Effects of organic carbon and iron oxides on soil aggregate stability under different tillage systems in a rice–rape cropping system

Studies of soil organic carbon (SOC) and iron oxides are crucial for understanding soil aggregate formation and stability in paddy–upland rotation systems. Many of these soils contain large amounts of SOC and iron oxides, which may be lost due to changes in the hydrothermal conditions. This study primarily investigated the dynamics of aggregates and soil binders (SOC and iron oxides) after rice and rape harvests under four treatments: conventional tillage without straw returning (T1), conventional tillage with straw returning (T2), no-tillage without straw returning (T3), and no-tillage with straw returning (T4) in paddy soils. The percentage content of >5 mm aggregates was higher than that of other aggregates in all treatments, except T1 and T2 after the rape harvest. T4 significantly (P < 0.05) facilitated the formation and stability of soil aggregates (>2 mm).
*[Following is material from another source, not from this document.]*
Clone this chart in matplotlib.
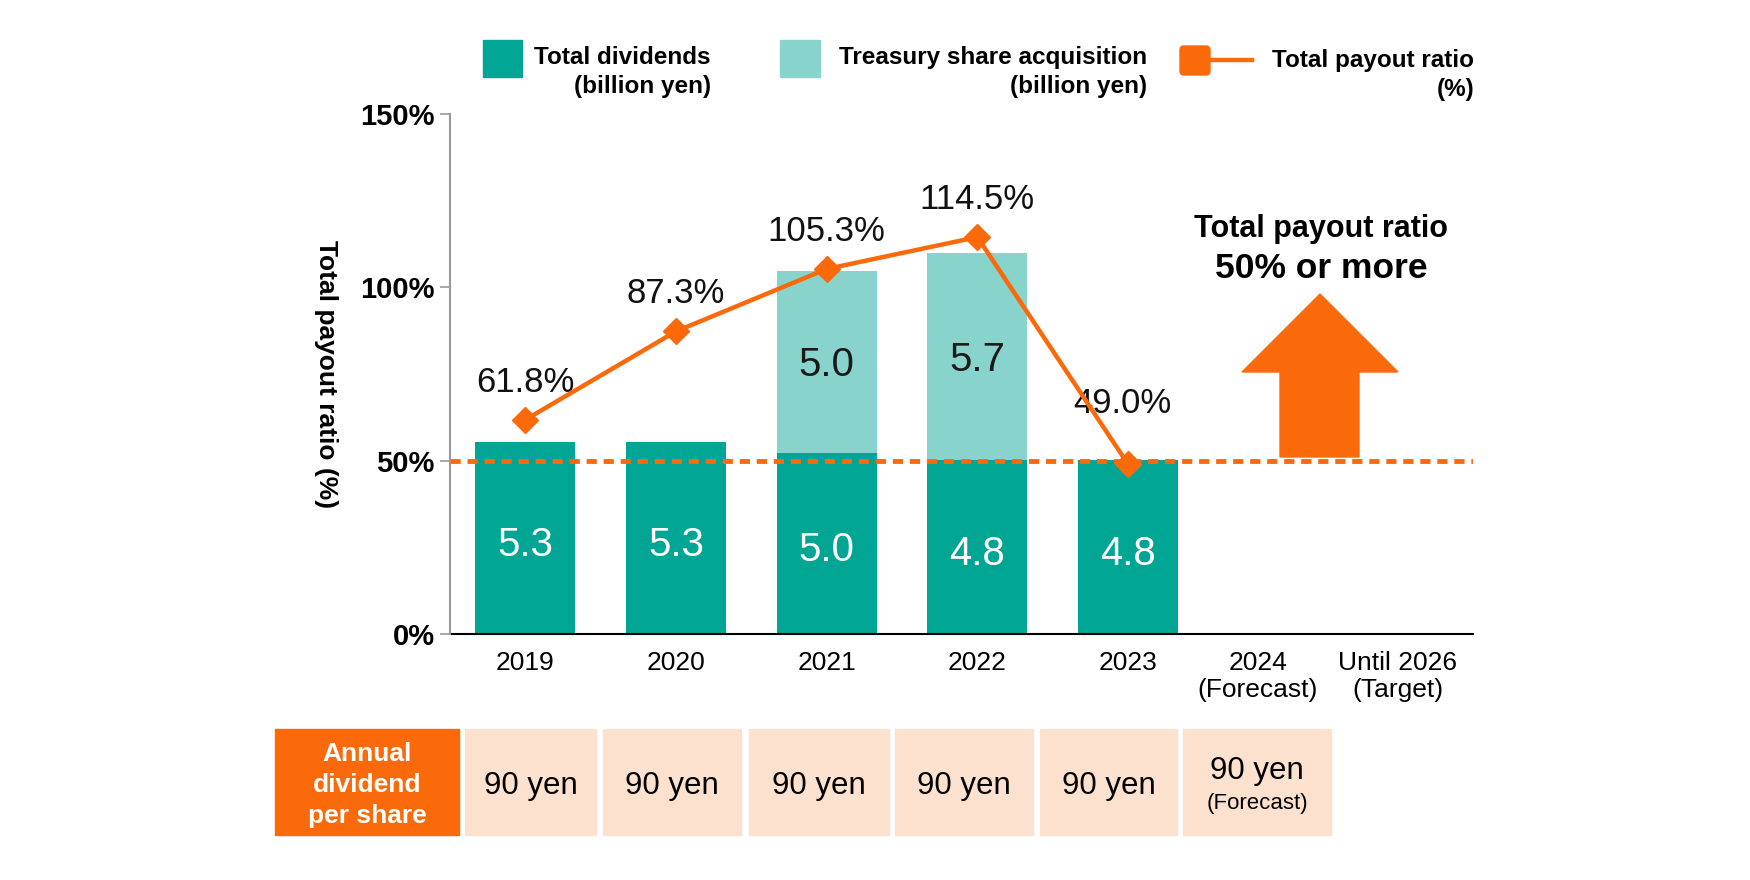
import matplotlib
matplotlib.use("Agg")
import matplotlib.pyplot as plt
from matplotlib.patches import Rectangle, Polygon, FancyBboxPatch

plt.rcParams['font.family'] = ['Liberation Sans', 'DejaVu Sans']

# ---------------- data ----------------
categories = ['2019', '2020', '2021', '2022', '2023', '2024\n(Forecast)', 'Until 2026\n(Target)']
dividends = [5.3, 5.3, 5.0, 4.8, 4.8]          # billion yen
treasury = [0.0, 0.0, 5.0, 5.7, 0.0]           # billion yen
payout = [61.8, 87.3, 105.3, 114.5, 49.0]      # %
target_ratio = 50
yticks = [0, 50, 100, 150]
dps_labels = ['90 yen', '90 yen', '90 yen', '90 yen', '90 yen', '90 yen']
dps_notes = ['', '', '', '', '', '(Forecast)']
legend_labels = ['Total dividends\n(billion yen)', 'Treasury share acquisition\n(billion yen)',
                 'Total payout ratio\n(%)']
target_text = ['Total payout ratio', '50% or more']
table_header = 'Annual\ndividend\nper share'

# ---------------- style ----------------
DARK = '#00A693'
LIGHT = '#88D4CC'
ORANGE = '#FA6A0A'
PEACH = '#FCE1CE'

W, H = 1750, 880
fig = plt.figure(figsize=(W / 100, H / 100), dpi=100)

rect = [450 / W, 1 - 634 / H, (1473 - 450) / W, (634 - 114) / H]
axb = fig.add_axes(rect)
axp = axb.twinx()

n = len(dividends)
xs = list(range(n))
label_pos = [0, 1, 2, 3, 4, 4.86, 5.79]

# bars
bw = 0.665
axb.bar(xs, dividends, width=bw, color=DARK, zorder=2)
axb.bar(xs, treasury, width=bw, bottom=dividends, color=LIGHT, zorder=2)
for x, d, t in zip(xs, dividends, treasury):
    axb.annotate(f'{d:.1f}', (x, d / 2), xytext=(0, -5), textcoords='offset points',
                 ha='center', va='center', color='white', fontsize=29)
    if t > 0:
        axb.annotate(f'{t:.1f}', (x, d + t / 2), xytext=(0, -2.5), textcoords='offset points',
                     ha='center', va='center', color='#1a1a1a', fontsize=29)
axb.set_ylim(0, 14.33)
axb.set_xlim(-0.5, 6.29)
axb.set_yticks([])
axb.set_xticks(label_pos)
axb.set_xticklabels(categories, fontsize=19, linespacing=1.2)
axb.tick_params(axis='x', length=0, pad=12)
for s in ['top', 'right', 'left']:
    axb.spines[s].set_visible(False)
axb.spines['bottom'].set_color('black')
axb.spines['bottom'].set_linewidth(1.5)

# payout ratio line
axp.set_ylim(0, 150)
axp.axhline(target_ratio, color=ORANGE, lw=3.5, ls=(0, (2.1, 1.4)), zorder=3)
axp.plot(xs, payout, color=ORANGE, lw=3.2, marker='D', markersize=13, zorder=4)
for i, (x, v) in enumerate(zip(xs, payout)):
    off = (0, 27) if i < n - 1 else (-4, 44)
    axp.annotate(f'{v:.1f}%', (x, v), xytext=off, textcoords='offset points',
                 ha='center', va='center', fontsize=25, color='#111111')
axp.yaxis.tick_left()
axp.set_yticks(yticks)
axp.set_yticklabels([f'{t}%' for t in yticks], fontsize=21, fontweight='bold')
axp.tick_params(axis='y', length=7, width=1.2, color='#999999', pad=4)
for s in ['top', 'right', 'bottom']:
    axp.spines[s].set_visible(False)
axp.spines['left'].set_color('#999999')
axp.spines['left'].set_linewidth(1.5)
axp.spines['left'].set_bounds(0, 150)

# ---------------- overlay (pixel coordinates) ----------------
ov = fig.add_axes([0, 0, 1, 1], zorder=10)
ov.set_xlim(0, W)
ov.set_ylim(H, 0)
ov.axis('off')
ov.patch.set_alpha(0)

# y label
ov.text(326, 374, 'Total payout ratio (%)', rotation=-90, ha='center', va='center',
        fontsize=19, fontweight='bold')

# legend
ov.add_patch(Rectangle((483, 40), 39, 37, color=DARK))
ov.text(711, 72, legend_labels[0], ha='right', va='center', ma='right', fontsize=17.5,
        fontweight='bold', linespacing=1.28)
ov.add_patch(Rectangle((780, 40), 40, 37, color=LIGHT))
ov.text(1147, 72, legend_labels[1], ha='right', va='center', ma='right', fontsize=17.5,
        fontweight='bold', linespacing=1.28)
ov.plot([1205, 1252], [60, 60], color=ORANGE, lw=3.2)
ov.add_patch(FancyBboxPatch((1180, 46), 30, 29, boxstyle='round,pad=0,rounding_size=4',
                            color=ORANGE))
ov.text(1474, 75, legend_labels[2], ha='right', va='center', ma='right', fontsize=17.5,
        fontweight='bold', linespacing=1.28)

# target arrow + text
ov.add_patch(Polygon([(1280, 457), (1280, 372), (1242, 372), (1320, 294), (1398, 372),
                      (1359, 372), (1359, 457)], closed=True, color=ORANGE, zorder=2))
ov.text(1321, 229, target_text[0], ha='center', va='center', fontsize=22, fontweight='bold')
ov.text(1321, 269, target_text[1], ha='center', va='center', fontsize=25.5, fontweight='bold')

# table
ty0, ty1 = 729, 835
ov.add_patch(Rectangle((275, ty0), 459 - 275, ty1 - ty0, color=ORANGE))
ov.text((275 + 459) / 2, (ty0 + ty1) / 2 + 3, table_header, ha='center', va='center',
        color='white', fontsize=19, fontweight='bold', linespacing=1.38)
cells = [(465, 596), (603, 741), (749, 889), (895, 1033), (1040, 1177), (1183, 1331)]
for (a, b), lab, note in zip(cells, dps_labels, dps_notes):
    ov.add_patch(Rectangle((a, ty0), b - a, ty1 - ty0, color=PEACH))
    cx = (a + b) / 2
    if note:
        ov.text(cx, 771, lab, ha='center', va='center', fontsize=22.5)
        ov.text(cx, 804, note, ha='center', va='center', fontsize=16)
    else:
        ov.text(cx, 786, lab, ha='center', va='center', fontsize=22.5)

fig.savefig('out.png', dpi=100)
Relative to T1, the SOC content was increased under T2, T3, and T4 by 1.64–24.96% after the rape harvest and 3.23–34.74% after the rice harvest, and the highest SOC content was found under T4. Alkanes-C, aromatic-C, and alkenes-C were primarily distributed in >0.25 mm aggregates, whereas polysaccharides-C was mainly distributed in 0.25–0.053 mm aggregates. There were higher alkanes-C and alkenes-C concentrations in the no-tillage treatments (T3 and T4) compared to conventional tillage (T1 and T2). The relative phenolics-C concentration in all aggregates and polysaccharides-C concentration in >0.053 mm aggregates increased in the T2 treatment. The concentrations of amorphous and complex iron oxides significantly (P < 0.05) increased in the T2 and T4 treatment by 1.60–14.40% and 12.70–41.10%, respectively. Iron oxides were distributed disproportionally among the different size fractions of soil aggregates. The soil aggregate stability, and SOC and iron oxide concentrations were higher after the rice harvest than the rape harvest. Soil aggregate stability was strongly correlated with SOC (P < 0.01) and iron oxides (amorphous and complex iron oxides) (P < 0.05). Alkanes-C, aromatic-C, alkenes-C, and amorphous iron oxides were the most important binding agents in the >0.25 mm aggregates, while polysaccharides-C and amorphous and complex iron oxides were the main binding agents in the 0.25–0.053 mm aggregates. It was concluded that the high levels of SOC and amorphous and complex iron oxides in soil under T4 were responsible for the aggregate stability.